= 1874 Waitemata by-elections =

Two New Zealand by-elections

The 1874 Waitemata by-elections were two by-elections held on 28 July and 8 September 1874 in the electorate during the 5th New Zealand Parliament.

The first (28 July) by-election was caused by the resignation of the incumbent MP Thomas Henderson on 24 April 1874.

The first by-election was won by Gustav von der Heyde. William Lee Rees had been nominated but subsequently decided not to stand. This by-election was challenged by petition, as von der Heyde had not yet been naturalised.

However the second (8 September) by-election confirmed von der Heyde as the MP.

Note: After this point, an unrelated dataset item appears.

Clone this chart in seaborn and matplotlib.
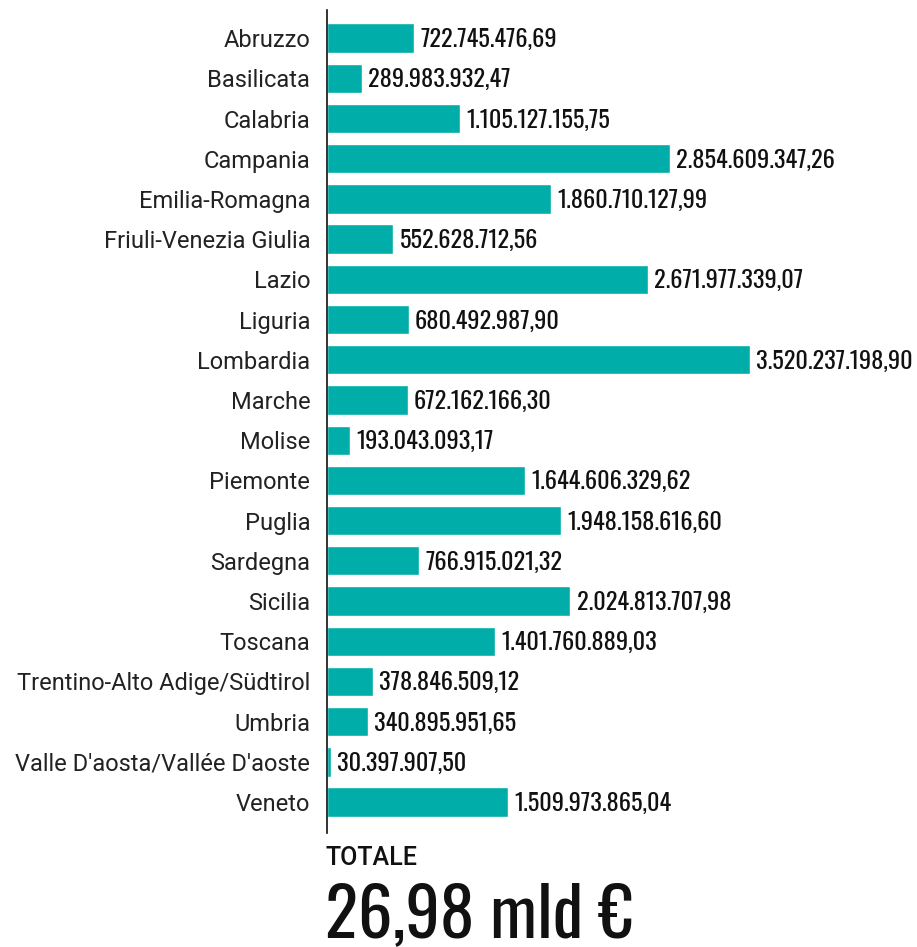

In both by-elections he was challenged by John Sangster Macfarlane, who subsequently won the seat in the 1876 general election. Macfarlane favoured abolition of the provinces, and said that the Provincial government was against him.

==Results==
The following tables gives the election results:

The poll totals for 8 September exclude 18 double votes for von der Heyde, 20 double votes for Macfarlane and 6 informal votes.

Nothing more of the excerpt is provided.